Have you ever found your favorite pattern but to see it isn’t your size?
This unfortunate dilemma sounds somewhat familiar to many of us. Even so, the pattern is supposedly in your size, however, it still fits slightly big or small, pattern grading is the solution you need.
There are many different approaches to pattern grading, some approaches are specialized to make a garment a specific fit. It isn’t unsurprising that pattern grading is avoided by most. The excess of numbers, calculations, and long methods can seem overwhelming. The initial idea of pattern grading can seem somewhat like a headache.
The first idea to understand with pattern grading is even grading. What does “evenly graded” mean? It means the measurements at a point between sizes are the same. For example, at the waist, each measurement could be 2cm larger than the previous size. Even grading also considers that the change in width doesn’t necessarily mean a change in height. For example, if the waist increases 2cm per size the neck to waist measurement might only increase by 0.25cm.
Most current women’s patterns are evenly graded. However, it is common to need to grade a pattern. The first step to grading your pattern is determining how many sizes you need to go up or down. This can be done by using a sizing chart and comparing it with the measurements you desire.

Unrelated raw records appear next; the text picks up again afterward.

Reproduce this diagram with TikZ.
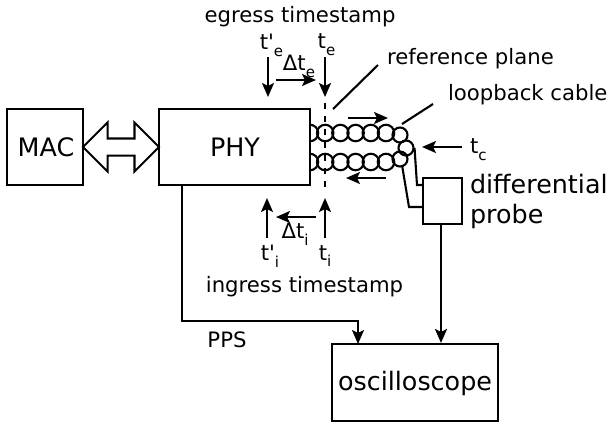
\documentclass[tikz,border=0pt]{standalone}
\usepackage{fontspec}
\setmainfont[Ligatures=TeXOff]{DejaVu Sans}
\usetikzlibrary{arrows.meta, shapes.arrows}
\newcommand{\lowsub}[1]{\raisebox{-.32em}{\fontsize{15}{15}\selectfont #1}}
\tikzset{
	box/.style={draw,fill=white,inner sep=0pt},
	big/.style={font=\fontsize{25.4}{26}\selectfont,inner sep=0pt},
	small/.style={font=\fontsize{21.2}{22}\selectfont,inner sep=0pt},
	twist/.style={draw,circle,inner sep=0pt,minimum size=16.5}
}

\begin{document}
\begin{tikzpicture}[>={Stealth[length=14pt,width=12pt,inset=3pt]},x=1pt,y=-1pt,line width=2.1pt]
	\useasboundingbox (0,0) rectangle (610,424);
	% twisted pair, PHY box covers the first turn
	\foreach \i in {0,...,5} {
		\node[twist](top\i) at (310+15.2*\i,133){};
		\node[twist](bot\i) at (310+15.2*\i,162){};
	}
	\node[twist,minimum size=15](loopa) at (400,135){};
	\node[twist,minimum size=15](loopb) at (406,148){};
	\node[twist,minimum size=15](loopc) at (400,159){};
	% boxes
	\node[box,minimum width=76,minimum height=76](mac) at (45,147){};
	\node[box,minimum width=151,minimum height=76](phy) at (234.5,147){};
	\node[box,minimum width=39,minimum height=46](probe) at (442.5,201){};
	\node[box,minimum width=166,minimum height=77](scope) at (415,382.5){};
	\node[draw,double arrow,inner xsep=0pt,inner ysep=7.5pt,minimum height=76,
		double arrow head extend=16,double arrow tip angle=90](link) at (121,147){};
	% labels
	\node[big](maclabel) at (46,147){MAC};
	\node[big](phylabel) at (235,147){PHY};
	\node[big](scopelabel) at (415,383){oscilloscope};
	\node[big,anchor=west](difflabel) at (469,184){differential};
	\node[big,anchor=west](probelabel) at (469,216){probe};
	\node[small](egress) at (300,17){egress timestamp};
	\node[small](ingress) at (304.5,287){ingress timestamp};
	\node[small,anchor=west](plane) at (386,59){reference plane};
	\node[small,anchor=west](cable) at (447,95){loopback cable};
	\node[small](pps) at (227,340){PPS};
	\node[small](tepl) at (271.5,45){t'\lowsub{e}};
	\node[small](te) at (326.5,45){t\lowsub{e}};
	\node[small](dte) at (299,66){Δt\lowsub{e}};
	\node[small](tipl) at (270,256){t'\lowsub{i}};
	\node[small](ti) at (325,256){t\lowsub{i}};
	\node[small](dti) at (295,234){Δt\lowsub{i}};
	\node[small,anchor=west](tc) at (469,150){t\lowsub{c}};
	% free ends
	\coordinate (tea) at (268,57);
	\coordinate (teb) at (268,97);
	\coordinate (tfa) at (325,57);
	\coordinate (tfb) at (325,97);
	\coordinate (dea) at (276,80);
	\coordinate (deb) at (316,80);
	\coordinate (tia) at (267,238);
	\coordinate (tib) at (267,198);
	\coordinate (tja) at (325,238);
	\coordinate (tjb) at (325,198);
	\coordinate (dia) at (316,217);
	\coordinate (dib) at (276,217);
	\coordinate (upa) at (348,118);
	\coordinate (upb) at (388,118);
	\coordinate (lowa) at (386,178);
	\coordinate (lowb) at (346,178);
	\coordinate (tca) at (462,147);
	\coordinate (tcb) at (422,147);
	\coordinate (planea) at (325,103);
	\coordinate (planeb) at (325,193);
	\coordinate (planec) at (378,65);
	\coordinate (planed) at (333,109);
	\coordinate (cablea) at (433,104);
	\coordinate (cableb) at (402,124);
	\coordinate (ppsa) at (182,185);
	\coordinate (proa) at (441,224);
	\path[->](tea)	edge	(teb)
		(tfa)	edge	(tfb)
		(dea)	edge	(deb)
		(tia)	edge	(tib)
		(tja)	edge	(tjb)
		(dia)	edge	(dib)
		(upa)	edge	(upb)
		(lowa)	edge	(lowb)
		(tca)	edge	(tcb);
	\draw[dashed,dash pattern=on 6pt off 7pt] (planea) -- (planeb);
	\draw (planec) -- (planed);
	\draw (cablea) -- (cableb);
	% wires to probe and scope
	\draw (loopb.east) -- (417,185) -- (probe.west |- 0,185);
	\draw (402,165) -- (409,207) -- (probe.west |- 0,207);
	\draw[->] (ppsa) -- (182,321) -- (358,321) -- (358,344);
	\draw[->] (proa) -- (proa |- scope.north);
\end{tikzpicture}
\end{document}
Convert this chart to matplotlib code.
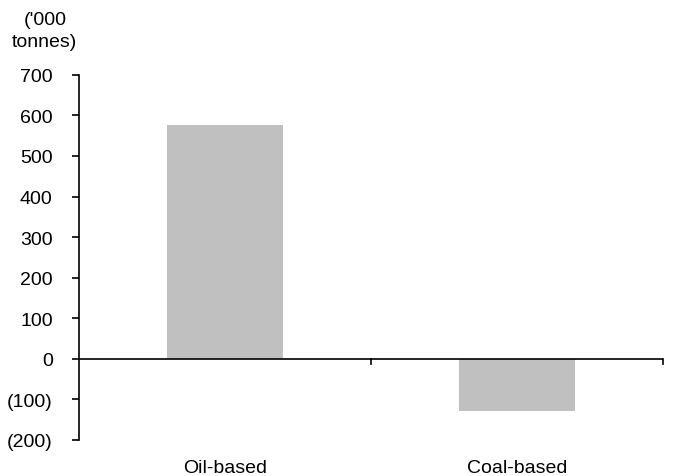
import matplotlib.pyplot as plt

# Data
categories = ["Oil-based", "Coal-based"]
values = [576, -128]
y_ticks = [-200, -100, 0, 100, 200, 300, 400, 500, 600, 700]
y_labels = ["(200)", "(100)", "0", "100", "200", "300", "400", "500", "600", "700"]

plt.rcParams["font.family"] = ["Liberation Sans", "DejaVu Sans"]

fig = plt.figure(figsize=(7, 4.77), dpi=100)
ax = fig.add_axes([0.113, 0.0755, 0.834, 0.7655])

x = range(len(categories))
ax.bar(x, values, width=0.4, color="#C0C0C0", zorder=2)

ax.set_xlim(-0.5, len(categories) - 0.5)
ax.set_ylim(-200, 700)
ax.set_yticks(y_ticks)
ax.set_yticklabels(y_labels, fontsize=14)
ax.tick_params(axis="y", direction="out", length=5, width=1.2, pad=14)

# categories: labels without ticks; zero line with ticks at boundaries
ax.set_xticks([])
for i, c in enumerate(categories):
    ax.text(i, -248, c, ha="center", va="top", fontsize=14)

ax.axhline(0, color="black", lw=1.2, zorder=3)
for b in [0.5, 1.5]:
    ax.plot([b, b], [0, -13], color="black", lw=1.2, clip_on=False, zorder=3)

for s in ["top", "right", "bottom"]:
    ax.spines[s].set_visible(False)
ax.spines["left"].set_linewidth(1.2)

fig.text(0.064, 0.975, "('000\ntonnes)", ha="center", va="top", fontsize=14, linespacing=1.4)

fig.savefig("out.png", dpi=100)
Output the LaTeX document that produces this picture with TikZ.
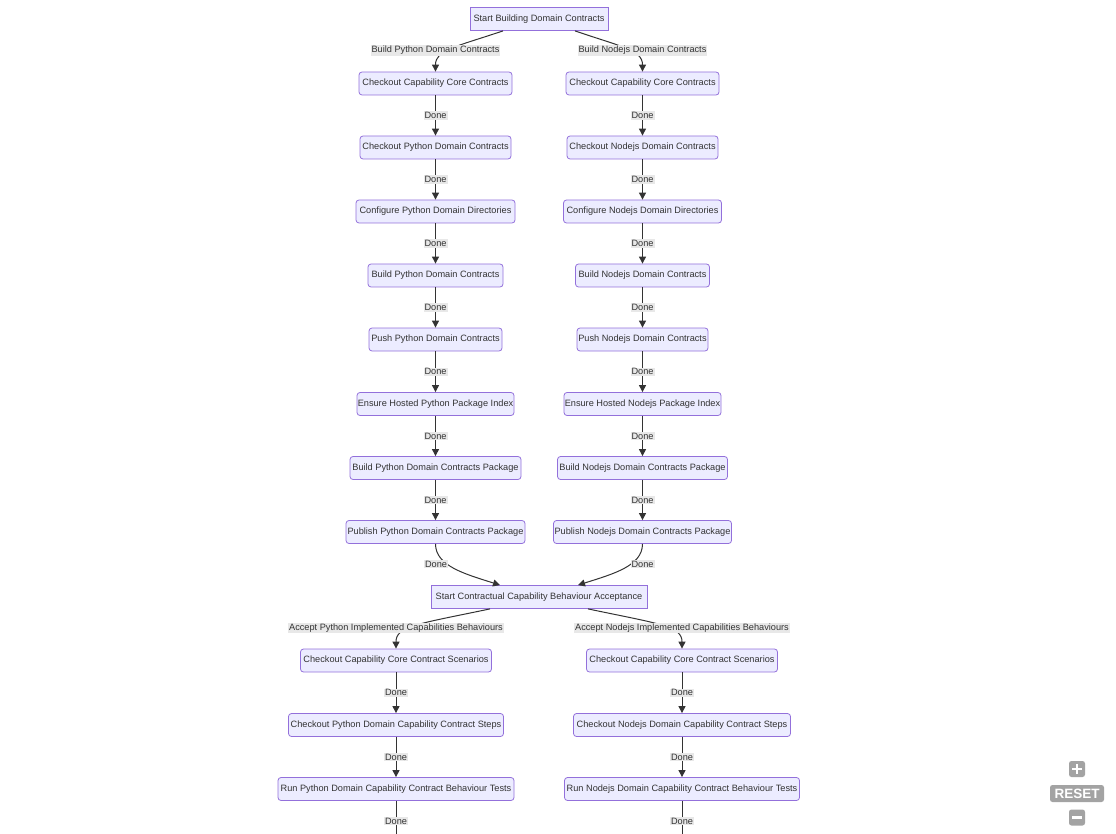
\documentclass[tikz,border=0pt]{standalone}
\usepackage{fontspec}
\setmainfont{Liberation Sans}
\usetikzlibrary{arrows.meta}
\definecolor{mfill}{HTML}{ECECFF}
\definecolor{mborder}{HTML}{9370DB}
\definecolor{ink}{HTML}{333333}
\definecolor{lblbg}{HTML}{E8E8E8}
\definecolor{ctrlgray}{HTML}{A3A3A3}
\begin{document}
\begin{tikzpicture}[x=1pt,y=-1pt,
  every node/.style={font=\fontsize{9.2}{11}\selectfont, text=ink},
  stepbox/.style={draw=mborder, fill=mfill, rounded corners=3pt, minimum height=23pt, inner sep=0pt, line width=0.8pt},
  startbox/.style={stepbox, rounded corners=0pt},
  lbl/.style={fill=lblbg, inner sep=1pt},
  edge/.style={draw=ink, line width=1pt, -{Triangle[length=7pt,width=7pt]}},
  ctrl/.style={fill=ctrlgray, rounded corners=2.5pt, inner sep=0pt}
]
\useasboundingbox (0,0) rectangle (1116,834);
\clip (0,0) rectangle (1116,834);

% --- build phase ---
\node[startbox, minimum width=138pt] (s1) at (539,19) {Start Building Domain Contracts};

\node[stepbox, minimum width=153pt] (pl1) at (435.5,83.5) {Checkout Capability Core Contracts};
\node[stepbox, minimum width=151pt] (pl2) at (435.5,147.5) {Checkout Python Domain Contracts};
\node[stepbox, minimum width=159pt] (pl3) at (435.5,211.5) {Configure Python Domain Directories};
\node[stepbox, minimum width=135pt] (pl4) at (435.5,275.5) {Build Python Domain Contracts};
\node[stepbox, minimum width=133pt] (pl5) at (435.5,339.5) {Push Python Domain Contracts};
\node[stepbox, minimum width=157pt] (pl6) at (435.5,404) {Ensure Hosted Python Package Index};
\node[stepbox, minimum width=171pt] (pl7) at (435.5,468) {Build Python Domain Contracts Package};
\node[stepbox, minimum width=179pt] (pl8) at (435.5,532) {Publish Python Domain Contracts Package};

\node[stepbox, minimum width=153pt] (nl1) at (642.5,83.5) {Checkout Capability Core Contracts};
\node[stepbox, minimum width=151pt] (nl2) at (642.5,147.5) {Checkout Nodejs Domain Contracts};
\node[stepbox, minimum width=158pt] (nl3) at (642.5,211.5) {Configure Nodejs Domain Directories};
\node[stepbox, minimum width=134pt] (nl4) at (642.5,275.5) {Build Nodejs Domain Contracts};
\node[stepbox, minimum width=131pt] (nl5) at (642.5,339.5) {Push Nodejs Domain Contracts};
\node[stepbox, minimum width=157pt] (nl6) at (642.5,404) {Ensure Hosted Nodejs Package Index};
\node[stepbox, minimum width=170pt] (nl7) at (642.5,468) {Build Nodejs Domain Contracts Package};
\node[stepbox, minimum width=178pt] (nl8) at (642.5,532) {Publish Nodejs Domain Contracts Package};

% --- acceptance phase ---
\node[startbox, minimum width=216pt] (s2) at (539,597) {Start Contractual Capability Behaviour Acceptance};

\node[stepbox, minimum width=191pt] (pa1) at (396,660.5) {Checkout Capability Core Contract Scenarios};
\node[stepbox, minimum width=215pt] (pa2) at (396,725) {Checkout Python Domain Capability Contract Steps};
\node[stepbox, minimum width=236pt] (pa3) at (396,789) {Run Python Domain Capability Contract Behaviour Tests};

\node[stepbox, minimum width=191pt] (na1) at (682,660.5) {Checkout Capability Core Contract Scenarios};
\node[stepbox, minimum width=217pt] (na2) at (682,725) {Checkout Nodejs Domain Capability Contract Steps};
\node[stepbox, minimum width=235pt] (na3) at (682,789) {Run Nodejs Domain Capability Contract Behaviour Tests};

\coordinate (pe) at (396,841);
\coordinate (ne) at (682,841);

% --- branching edges ---
\draw[edge] ([xshift=-36pt]s1.south) .. controls (455,47) and (435.5,50) .. (pl1.north);
\draw[edge] ([xshift=36pt]s1.south) .. controls (622,47) and (642.5,50) .. (nl1.north);
\node[lbl] (lb1) at (435.5,50.5) {Build Python Domain Contracts};
\node[lbl] (lb2) at (642.5,50.5) {Build Nodejs Domain Contracts};

% --- straight chains ---
\foreach \a/\b in {pl1/pl2,pl2/pl3,pl3/pl4,pl4/pl5,pl5/pl6,pl6/pl7,pl7/pl8,
                   nl1/nl2,nl2/nl3,nl3/nl4,nl4/nl5,nl5/nl6,nl6/nl7,nl7/nl8,
                   pa1/pa2,pa2/pa3,na1/na2,na2/na3,pa3/pe,na3/ne}
  \draw[edge] (\a) -- node[lbl] {Done} (\b);

% --- merge into acceptance ---
\draw[edge] (pl8.south) .. controls (435.5,566) and (465,574) .. ([xshift=-39pt]s2.north);
\draw[edge] (nl8.south) .. controls (642.5,566) and (613,574) .. ([xshift=39pt]s2.north);
\node[lbl] (lm1) at (436,564) {Done};
\node[lbl] (lm2) at (642.5,564) {Done};

% --- acceptance branches ---
\draw[edge] ([xshift=-49pt]s2.south) .. controls (418,624) and (396,626) .. (pa1.north);
\draw[edge] ([xshift=49pt]s2.south) .. controls (660,624) and (682,626) .. (na1.north);
\node[lbl] (la1) at (396,628) {Accept Python Implemented Capabilities Behaviours};
\node[lbl] (la2) at (682,628) {Accept Nodejs Implemented Capabilities Behaviours};

% --- zoom controls ---
\node[ctrl, minimum size=16pt] (zin) at (1077,769) {};
\draw[white, line width=2.6pt] ([xshift=-5pt]zin.center) -- ([xshift=5pt]zin.center);
\draw[white, line width=2.6pt] ([yshift=-5pt]zin.center) -- ([yshift=5pt]zin.center);
\node[ctrl, minimum width=54pt, minimum height=17pt, text=white, font=\bfseries\fontsize{13.5}{14}\selectfont] (reset) at (1077,793.5) {RESET};
\node[ctrl, minimum size=16pt] (zout) at (1077,817.5) {};
\draw[white, line width=2.6pt] ([xshift=-5pt]zout.center) -- ([xshift=5pt]zout.center);
\end{tikzpicture}
\end{document}
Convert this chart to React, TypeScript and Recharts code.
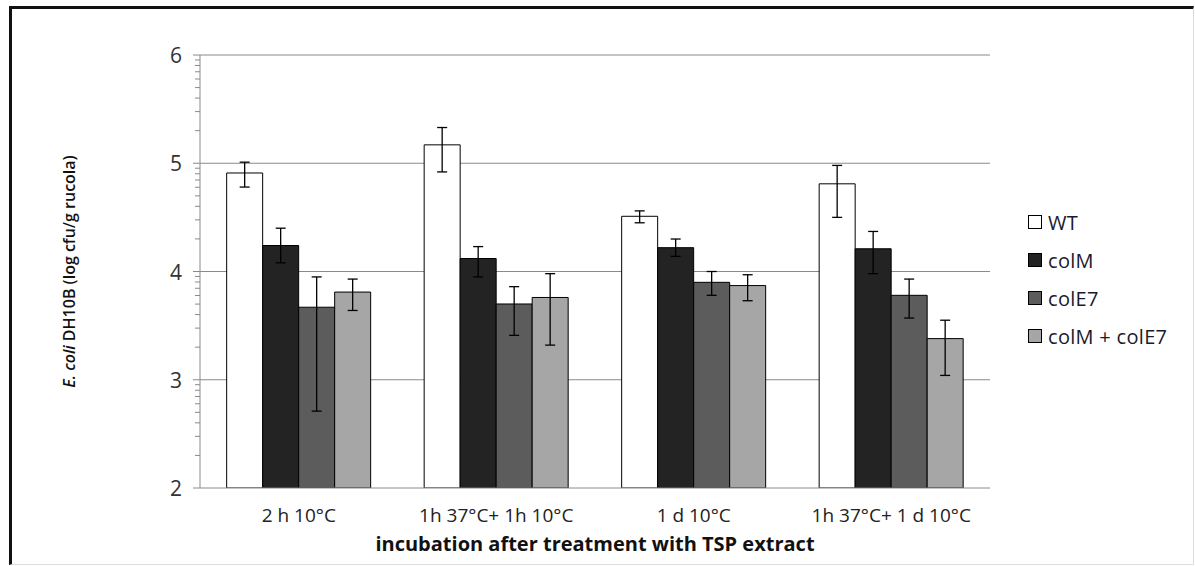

One method which can then be applied to evenly graded patterns is by using the corner points. By then measuring between each size along the line, finding the difference between a size. Using more lines extended through the pattern will give a more accurate outcome, on each line you would repeat the method.
It is slightly more complex when working with the uneven pattern grading. Uneven grading is when the pattern and body measurements are not proportionate. There are several methods to approach an uneven grade. Firstly, if sizing down use a grade equal to the smallest difference, and if sizing up use a grade equal to the largest difference. Applying an even grade with this method will reduce the number of alterations needed to make a fitted garment. A similar approach is to separate the pattern into two, commonly into a top and bottom pattern. The separate patterns are then graded evenly. The final method deals with height or width, but not both at the same time. This is done by grading the circumference for the width or grading the length for the height. If grading the width using the circumference the length grading is ignored, again, this is reversed when grading the length.
Pattern grading can seem intimidating at the beginning, however, with these basic approaches the process can expand your sewing experience.